Taxon-specific variability of leaf traits in three long-ranging fossil-species of the Paleogene and Neogene: Responses to climate?
Anita Roth‐Nebelsick, Michaela Grein, Christopher Traiser, Lutz Kunzmann, Jiřı́ Kvaček, Janina Wypich, Johanna Kovar‐Eder
Abstract
Data of climate-sensitive leaf traits, which are usually collected and analyzed for entire fossil leaf assemblages, also include intraspecific responses to environmental conditions. Intraspecific correlations between climate and leaf traits represent plastic responses on the individual level as well as plasticity caused by genetic differences between disjunct populations of a species. Plasticity is taxon-specific, as documented by various studies on extant plants. Data on plasticity in fossil plants are, however, rare. In this study, the plasticity of climate-sensitive leaf traits of three long-ranging species, each covering an extended time interval from the late middle Eocene to the late Oligocene or to even the early Miocene, were tracked by using material from 16 sites located in Austria, Czech Republic and Germany. Selected taxa are Daphnogene cinnamomifolia, Eotrigonobalanus furcinervis and Platanus neptuni. Leaf size-related data (lamina size, length, width) as well as leaf shape-related data (centroid, length-to-width ratio and two parameters for "roundness") were considered. All three considered fossilspecies show various site-specific and significant differences for leaf size-related traits as well as for leaf shape-related traits. Data from allochthonous marine deposits show the highest plasticity, probably due to the accumulation of heterogeneous plant material from different growing sites.

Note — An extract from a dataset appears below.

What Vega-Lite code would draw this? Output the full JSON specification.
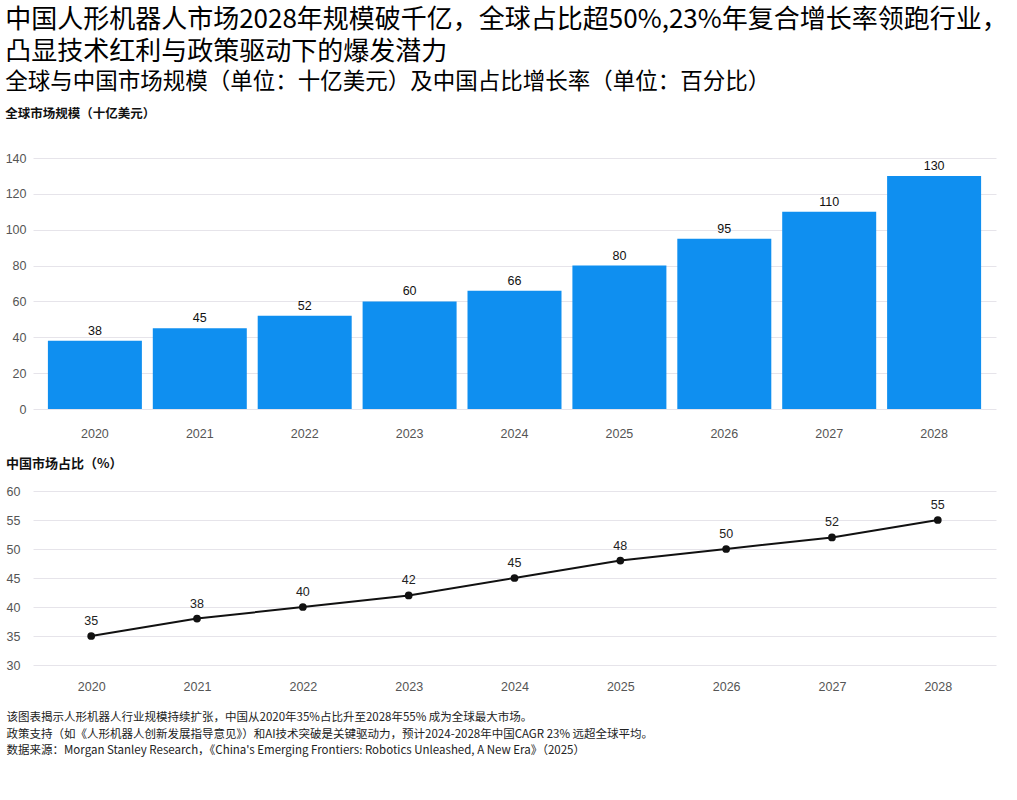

For the Oligocene and Miocene, the results are mostly consistent with palaeo-temperature data. This is particularly the case for "roundness" data, confirming the suitability of this trait as an indicator for climate. The high variability of various traits found for the Eocene is, however, difficult to attribute to temperature alone. Rather, the considerable variability of Eocene trait data may be explained by environmental instability during climate transition, such as changing precipitation patterns.